I tried this on my 3 year old ASUS 64 bit laptop with an integrated Intel® Haswell Mobile graphics card with an Intel® Core™ i5-4210U CPU @ 1.70GHz × 4 processor (on this laptop my frame rate for trem is usually around 90 fps). Frame rates would likely be much higher on my new pc I built a couple of months ago that has a 3GB GDDR5 RAM Geforce GTX 1060 dedicated graphics card (on that computer, I can usually get 333 fps playing Trem).

Results of the Preliminary Experiment on the Trem 1.3 engine:
I was able to spam about 250 teslas in addition to the one reactor, one defense computer, and the default alien and human bases (which I did not decon). after that amount, when I built more teslas sometimes they would disappear, sometimes they didn’t have that issue, but it seems that some more adjustments are going to have to be made for larger numbers of teslas to be reliably visible, and to reach the 1100 teslas mark.
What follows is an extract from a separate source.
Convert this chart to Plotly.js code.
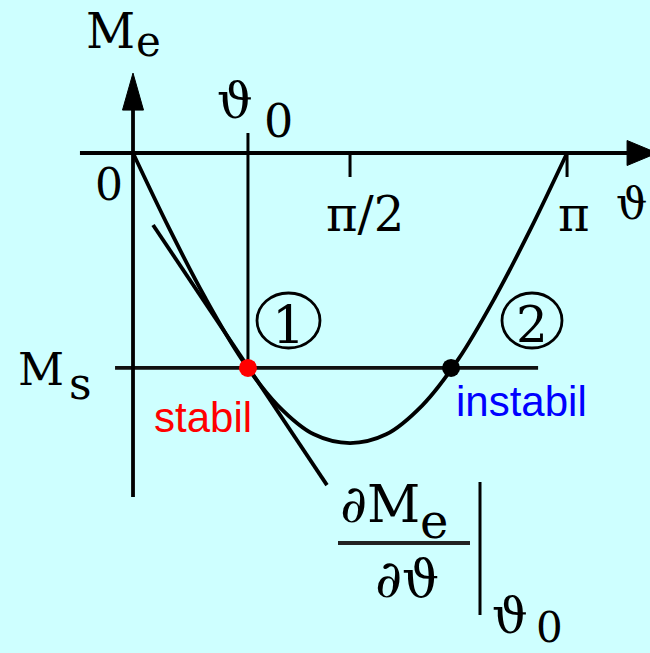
<!DOCTYPE html>
<html>
<head>
<meta charset="utf-8">
<script src="https://cdn.plot.ly/plotly-3.0.1.min.js"></script>
<style>
  html, body { margin: 0; padding: 0; background: #ceffff; }
  #chart { width: 650px; height: 653px; }
</style>
</head>
<body>
<div id="chart"></div>
<script>
// Electrical torque M_e over load angle ϑ (radians), torque in units of its peak.
const curveTheta = [0, 0.2618, 0.5236, 0.7854, 1.0472, 1.3090, 1.5708,
                    1.8326, 2.0944, 2.3562, 2.6180, 2.8798, 3.1416];
const curveMe    = [0, -0.26, -0.50, -0.71, -0.87, -0.97, -1.00,
                    -0.97, -0.87, -0.71, -0.50, -0.26, 0];

// Load torque level and the two operating points
const msLevel = -0.741;
const theta0 = 0.832;          // stable point ①
const thetaUnstable = 2.302;   // unstable point ②

// Tangent to the curve at ϑ0
const tangentTheta = [0.145, 1.404];
const tangentMe    = [-0.248, -1.145];

// Axis ticks
const tickTheta  = [1.5708, 3.1416];
const tickLabels = ['π/2', 'π'];

// ---- figure geometry ----
const W = 650, H = 653;
const xRange = [-0.9627, 3.742];
const yRange = [-1.724, 0.5276];
const pxPerX = W / (xRange[1] - xRange[0]);
const pxPerY = H / (yRange[1] - yRange[0]);
const dx = p => p / pxPerX;          // pixel length -> data length (x)
const dy = p => p / pxPerY;          // pixel length -> data length (y)
const px = p => p / W;               // pixel -> paper (x)
const py = p => 1 - p / H;           // pixel -> paper (y)

const serif = 'DejaVu Serif';
const sans = 'Liberation Sans';
const LW = 3.8;

const traces = [
  { // tangent
    x: tangentTheta, y: tangentMe, mode: 'lines',
    line: { color: '#000', width: LW }, hoverinfo: 'skip'
  },
  { // torque curve
    x: curveTheta, y: curveMe, mode: 'lines',
    line: { color: '#000', width: LW, shape: 'spline', smoothing: 1 }, hoverinfo: 'skip'
  },
  { // ϑ0 guide
    x: [theta0, theta0], y: [dy(20), msLevel], mode: 'lines',
    line: { color: '#000', width: 3 }, hoverinfo: 'skip'
  },
  { // load torque line
    x: [-0.130, 2.932], y: [msLevel, msLevel], mode: 'lines',
    line: { color: '#111', width: LW }, hoverinfo: 'skip'
  },
  { // operating points
    x: [theta0, thetaUnstable], y: [msLevel, msLevel], mode: 'markers',
    marker: { color: ['#ff0000', '#000000'], size: 18 }, hoverinfo: 'skip'
  }
];

const shapes = [];
// ϑ axis with arrow
shapes.push({ type: 'line', xref: 'x', yref: 'y', x0: -0.384, x1: 3.58, y0: 0, y1: 0,
              line: { color: '#000', width: LW } });
{
  const xb = 3.576, xt = xb + dx(30), h = dy(12.5);
  shapes.push({ type: 'path', xref: 'x', yref: 'y',
    path: `M ${xb},${h} L ${xt},0 L ${xb},${-h} Z`,
    fillcolor: '#000', line: { color: '#000', width: 1 } });
}
// M_e axis with arrow
shapes.push({ type: 'line', xref: 'x', yref: 'y', x0: 0, x1: 0, y0: -1.186, y1: 0.15,
              line: { color: '#000', width: LW } });
{
  const yb = 0.148, yt = yb + dy(37), w = dx(10.5);
  shapes.push({ type: 'path', xref: 'x', yref: 'y',
    path: `M ${-w},${yb} L 0,${yt} L ${w},${yb} Z`,
    fillcolor: '#000', line: { color: '#000', width: 1 } });
}
// ticks
tickTheta.forEach(t => shapes.push({ type: 'line', xref: 'x', yref: 'y',
  x0: t, x1: t, y0: 0, y1: -dy(24), line: { color: '#000', width: 3 } }));
// circled markers ① ②
[[257, 320], [502, 562]].forEach(([a, b]) => shapes.push({ type: 'circle',
  xref: 'paper', yref: 'paper', x0: px(a), x1: px(b), y0: py(348), y1: py(293),
  line: { color: '#000', width: 2.8 } }));
// fraction bar and evaluation bar
shapes.push({ type: 'line', xref: 'paper', yref: 'paper', x0: px(338), x1: px(470),
  y0: py(543), y1: py(543), line: { color: '#222', width: 4 } });
shapes.push({ type: 'line', xref: 'paper', yref: 'paper', x0: px(480), x1: px(480),
  y0: py(482), y1: py(615), line: { color: '#000', width: 3 } });

function txt(text, x, y, size, opts = {}) {
  return Object.assign({
    text, x: px(x), y: py(y), xref: 'paper', yref: 'paper',
    xanchor: 'center', yanchor: 'middle', showarrow: false,
    font: { family: serif, size, color: '#000' }
  }, opts);
}

const annotations = [
  txt('M', 110, 31, 48),
  txt('e', 148, 42, 42),
  txt('ϑ', 235, 101, 50),
  txt('0', 278, 121, 46),
  txt('0', 109, 185, 44),
  txt('ϑ', 649, 203, 44, { xanchor: 'right' }),
  txt('M', 41, 369, 45),
  txt('s', 80, 383, 44),
  txt('1', 288, 325, 52),
  txt('2', 532, 325, 50),
  txt('stabil', 203, 417, 42, { font: { family: sans, size: 42, color: '#ff0000' } }),
  txt('instabil', 521, 401, 42, { font: { family: sans, size: 42, color: '#0000ff' } }),
  txt('∂M', 380, 504, 52),
  txt('e', 434, 521, 48),
  txt('∂ϑ', 407, 579, 52),
  txt('ϑ', 510, 616, 50),
  txt('0', 549, 627, 42)
];
// tick labels placed at their tick positions
const tickShift = [15, 7];
tickTheta.forEach((t, i) => annotations.push({
  text: tickLabels[i], x: t, y: 0, xref: 'x', yref: 'y',
  xanchor: 'center', yanchor: 'middle', yshift: -61, xshift: tickShift[i],
  showarrow: false, font: { family: serif, size: 48, color: '#000' }
}));

const layout = {
  width: W, height: H,
  margin: { l: 0, r: 0, t: 0, b: 0 },
  paper_bgcolor: '#ceffff', plot_bgcolor: '#ceffff',
  showlegend: false,
  xaxis: { range: xRange, visible: false, fixedrange: true },
  yaxis: { range: yRange, visible: false, fixedrange: true },
  shapes, annotations
};

Plotly.newPlot('chart', traces, layout, { staticPlot: true, displayModeBar: false });
</script>
</body>
</html>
Anyways, with the 250 teslas built, when all of them are in view (as well as the human default base in the baclground), I was getting 48 frames per second, and if I only view a portion of the teslas, I was getting 88 to 90 frames per second.

dGr8LookinSparky · March 12, 2018, 2:43am

I should add that most of these kinds of improvements discussed in this thread would be for the next major version after 1.3, as compatibility for old clients would generally have to be broken, and one of the core features we are keeping in 1.3 is backwards compatibility.

With that said, we did implement a command for 1.3 servers to improvise addressing the problem of lag spikes when entering a room with a large number of buildables. What it does is refreshes your connection to the server, and rebroadcasts the information on all of the entities. This is not seamless though, as you see the loading screen when it is executed, and you have to manually use this command whenever you know you are going to enter such a room. This command is called /delag. Also note that delag is availble on 1.3 servers regardless of which trem client you use, but generally not available on non-1.3 servers even when using the 1.3 client (unless someone backports delag to an older server).